How to Find Planning Information: A Simple Guide
Understanding local planning can feel overwhelming, but it becomes much easier when you know where to look and what you’re looking for.
This guide explains how anyone can find planning applications, planning policies, and important national documents that shape decisions in Teignbridge and beyond.
1. Where to Find Planning Applications (Teignbridge District Council)
If you want to check what’s being built, changed or proposed near you, the best place to start is the Teignbridge Planning Portal.
What you can find there
- Current planning applications
- Decisions on past applications
- Site plans, drawings and supporting documents
- Deadlines for comments
- Constraints (trees, flood zones, conservation areas)
How to use it
- Go to the Teignbridge District Council Planning Search.
- Enter:
- An application number (if you have it),
- A postcode,
- A street name, or
- A map search.
- Open any application to see details, documents and how to comment.
What to look for
- Planning Statement – explains what the applicant wants and why.

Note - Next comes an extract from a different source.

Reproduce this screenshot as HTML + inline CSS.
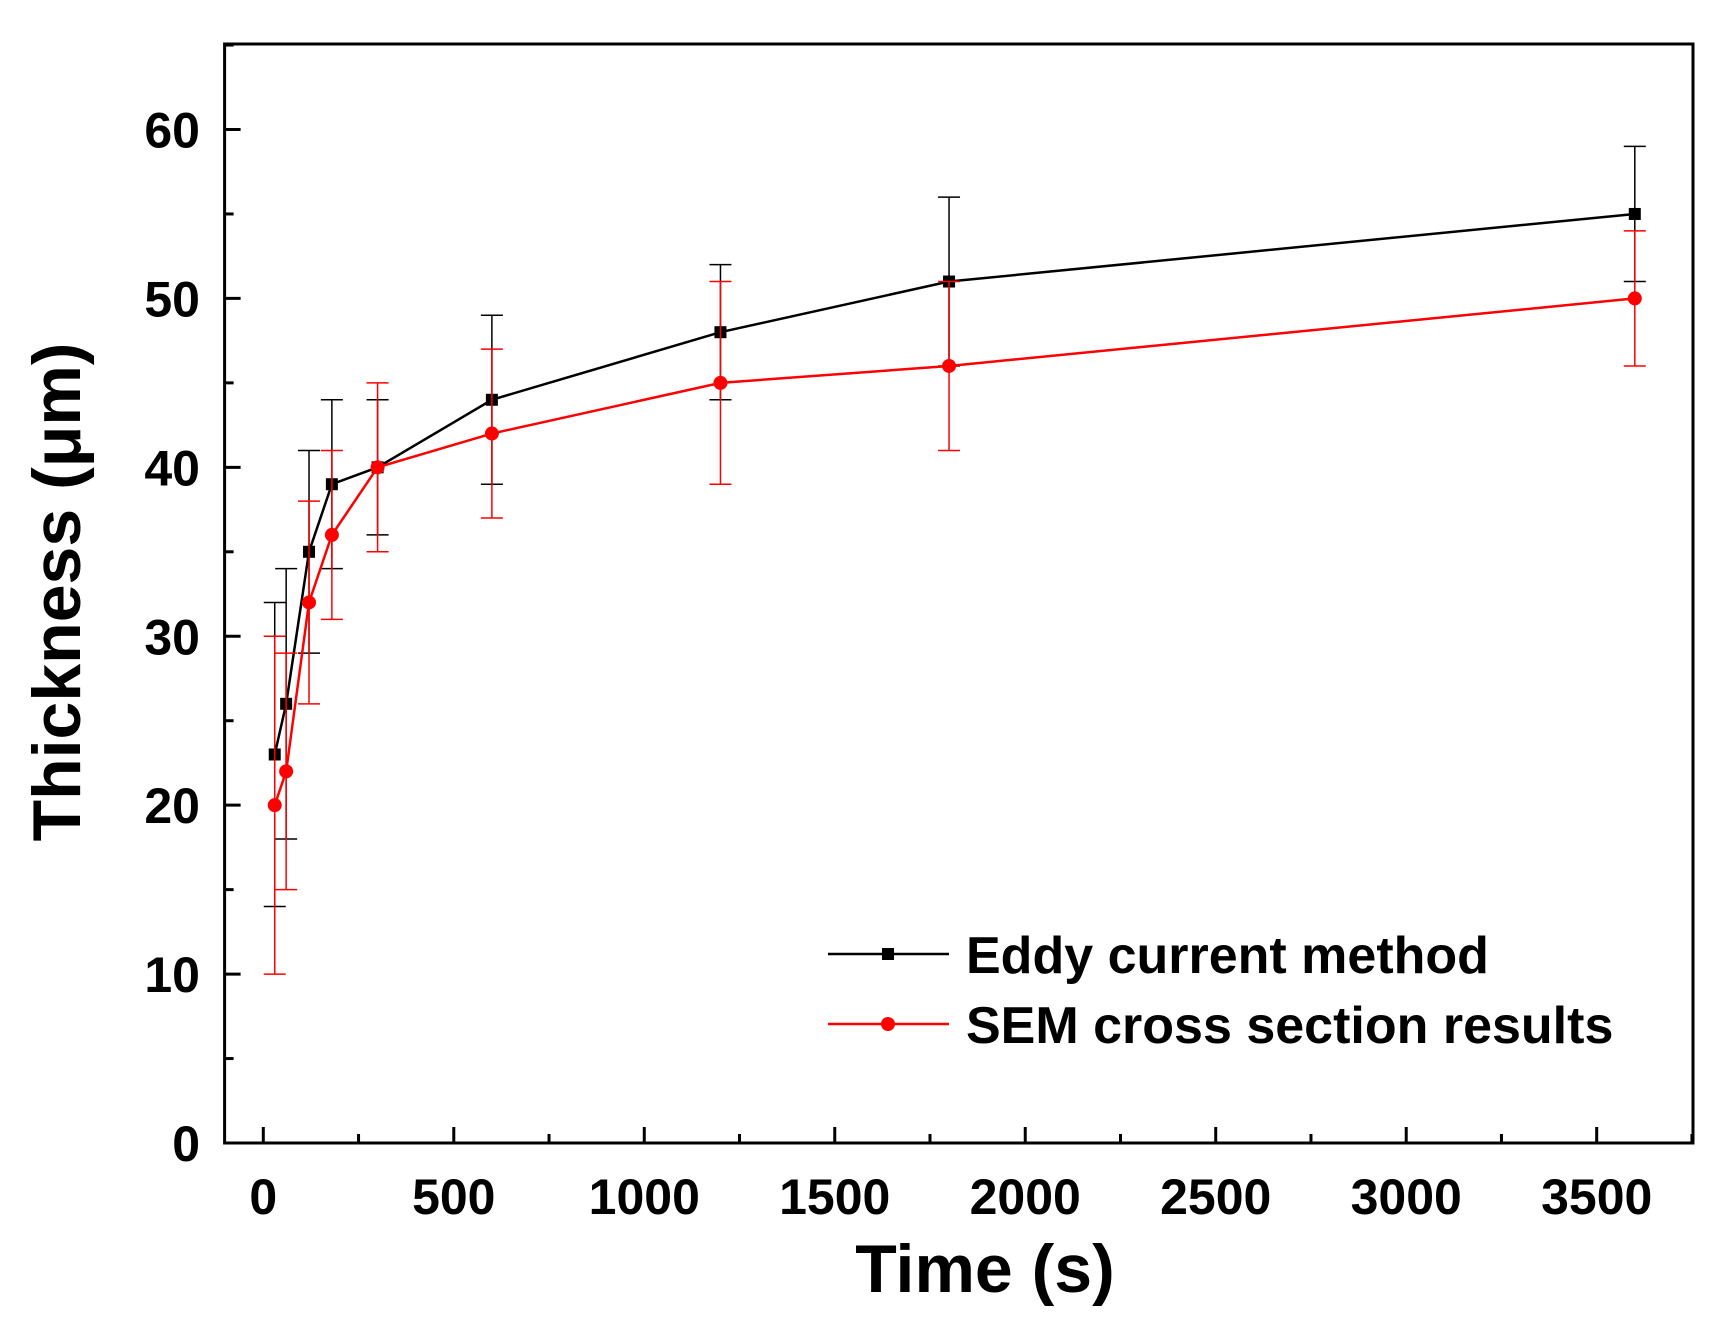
<!DOCTYPE html>
<html><head><meta charset="utf-8"><style>
body{margin:0;background:#fff}
svg text{font-family:"Liberation Sans",Arial,sans-serif;font-weight:bold}
</style></head><body>
<svg id="chart" width="1735" height="1323" xmlns="http://www.w3.org/2000/svg">
<g id="axes"></g>
<g id="series"></g>
<g id="legend">
<line x1="828" y1="954" x2="949" y2="954" stroke="#000" stroke-width="2.5"/>
<rect x="882" y="948" width="12" height="12" fill="#000"/>
<text x="966" y="973" font-size="52">Eddy current method</text>
<line x1="828" y1="1024" x2="949" y2="1024" stroke="#f00" stroke-width="2.5"/>
<circle cx="888" cy="1024" r="7" fill="#f00"/>
<text x="966" y="1043" font-size="52">SEM cross section results</text>
</g>
<text x="985" y="1292" font-size="68" text-anchor="middle">Time (s)</text>
<text transform="translate(80,592) rotate(-90)" font-size="68" text-anchor="middle">Thickness (μm)</text>
</svg>
<script>
const times=[30,60,120,180,300,600,1200,1800,3600];
const eddy=[23,26,35,39,40,44,48,51,55];
const eddyErr=[9,8,6,5,4,5,4,5,4];
const sem=[20,22,32,36,40,42,45,46,50];
const semErr=[10,7,6,5,5,5,6,5,4];
const xTicks=[0,500,1000,1500,2000,2500,3000,3500];
const yTicks=[0,10,20,30,40,50,60];
const NS="http://www.w3.org/2000/svg";
const L=224.6,R=1693,T=44,B=1143;
const X=v=>263.3+v*(1333.4/3500);
const Y=v=>1143-v*(1013.5/60);
function mk(tag,attrs,parent){const e=document.createElementNS(NS,tag);for(const k in attrs)e.setAttribute(k,attrs[k]);parent.appendChild(e);return e;}
const ax=document.getElementById('axes');
const frame=mk('rect',{x:L,y:T,width:R-L,height:B-T,fill:'none',stroke:'#000','stroke-width':3},ax);


for(let v=0;v<=3750;v+=250){const x=X(v);if(x>R)break;const major=v%500===0;
 mk('line',{x1:x,y1:B,x2:x,y2:B-(major?16:9),stroke:'#000','stroke-width':3},ax);}
xTicks.forEach(v=>{const t=mk('text',{x:X(v),y:1214,'font-size':50,'text-anchor':'middle'},ax);t.textContent=v;
 
 });
for(let v=0;v<=65;v+=5){const y=Y(v);if(y<T)break;const major=v%10===0;
 mk('line',{x1:L,y1:y,x2:L+(major?16:9),y2:y,stroke:'#000','stroke-width':3},ax);}
yTicks.forEach(v=>{const t=mk('text',{x:200,y:Y(v)+18,'font-size':50,'text-anchor':'end'},ax);t.textContent=v;
 
 });
const sg=document.getElementById('series');
function series(vals,errs,color,name,square){
 const g=mk('g',{},sg);
 
 
 vals.forEach((v,i)=>{const x=X(times[i]);
  mk('line',{x1:x,y1:Y(v-errs[i]),x2:x,y2:Y(v+errs[i]),stroke:color,'stroke-width':1.5},g);
  [v-errs[i],v+errs[i]].forEach(e=>mk('line',{x1:x-11,y1:Y(e),x2:x+11,y2:Y(e),stroke:color,'stroke-width':1.5},g));});
 mk('polyline',{points:vals.map((v,i)=>X(times[i])+','+Y(v)).join(' '),fill:'none',stroke:color,'stroke-width':2.5},g);
 vals.forEach((v,i)=>{const x=X(times[i]),y=Y(v);
  const m=square?mk('rect',{x:x-6,y:y-6,width:12,height:12,fill:color},g):mk('circle',{cx:x,cy:y,r:7,fill:color},g);
  
  });
}
series(eddy,eddyErr,'#000','eddy-series',true);
series(sem,semErr,'#f00','sem-series',false);
</script>
</body></html>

- Design & Access Statement – describes design choices.
- Supporting surveys – ecology, flood risk, transport etc.
- Officer report – the council’s assessment before a decision.
- Conditions – rules attached to approvals.
2. Where to Find Local Planning Policies
These are rules and policies Teignbridge must follow when deciding planning applications.
Teignbridge Local Plan
The Local Plan sets out:
- Where new homes and employment sites will go
- Environmental protections
- Design standards
- Sustainability and climate policies
- Infrastructure planning
You can usually find:
- The adopted Local Plan
- Proposed updates (e.g., Local Plan Review)
- Maps showing site allocations
- Evidence documents (housing need, environment, transport)
Why this matters
Every planning decision must align with the Local Plan unless there’s a very strong reason not to.
3. Important National Planning Documents
Even local decisions must follow national policy. The most useful documents for visitors are:
National Planning Policy Framework (NPPF)
The main national policy guide for all planning decisions.
It covers:
- Sustainable development
- Housing delivery
- Biodiversity and nature recovery
- Heritage protection
- Climate change
- Green Belt
- Transport and design
Other national or regional documents that help
- Climate/energy strategy
- Flood risk maps and guidance
- Biodiversity Net Gain rules
- Local transport plans
- Conservation area appraisals
4. Check local constraints
Tree protection orders, wildlife sites, flood zones and conservation areas.